I was too young to remember my first time in Finland, but some of my favorite and most vibrant memories happened during my other three trips there.
When I was five, my grandpa’s fishing net got caught with someone else’s, leaving me, my mom, and her stepsister to spend half the night cuddled up on the lake shore while my grandpa and the other fisherman untangled their nets.
When I was ten, I practiced the tradition of going from the almost 200° sauna into the 65° lake. I baked mustikkapiirakka with my great-aunts and played badminton with second cousins.
The last time I was there, I was in my early twenties. A cousin took my mom and me to the capital city, where we visited the neoclassical Helsinki Cathedral, got fake tattoos of Kalevala symbols at the flea market, and took a ferry across the Baltic Sea for a day trip to Estonia.

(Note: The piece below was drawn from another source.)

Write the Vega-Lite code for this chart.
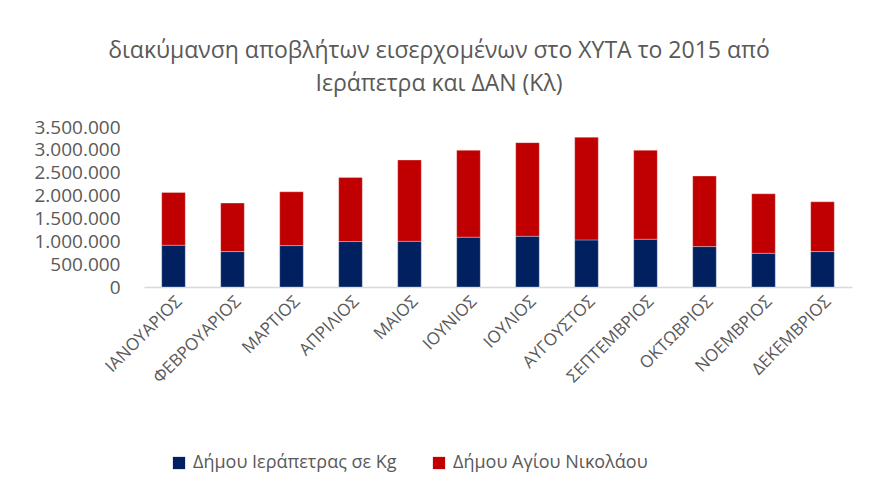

We got to see the giant sandcastles built every summer in Lapeenranta; that year’s theme was the Wild West.
I watched from shore as a bright blue day with cottony clouds morphed into a quick-passing summer storm, with bolt after bolt of lightning flashing on the other side of the lake and the glassy water becoming dark and choppy.
Much of our time was spent at summer cabins. I’m not exaggerating when I say the majority of Finns own summer cabins (and saunas and porch swings). My grandpa even had one on the same lake as his regular home. I went boating, read books under the mellow Northern sun, made flower crowns, ate crepes for dinner and sandwiches for breakfast, drank hard ciders, and practiced my Finnish.
One day I’ll go back. I’ll show my husband and kids the house my mom lived in as a young child and the farm where my grandma and her nine siblings grew up. I’ll introduce them to extended family and a slower-paced lifestyle. Maybe we’ll even venture further north into Lapland where we can see reindeer, the northern lights, and Santa Clause Village. One day. But for now, I’ll live vicariously through the pictures my parents and sister take, the stories they tell, and the chocolate they bring back.
Tell me, where is your favorite place? What makes it so special?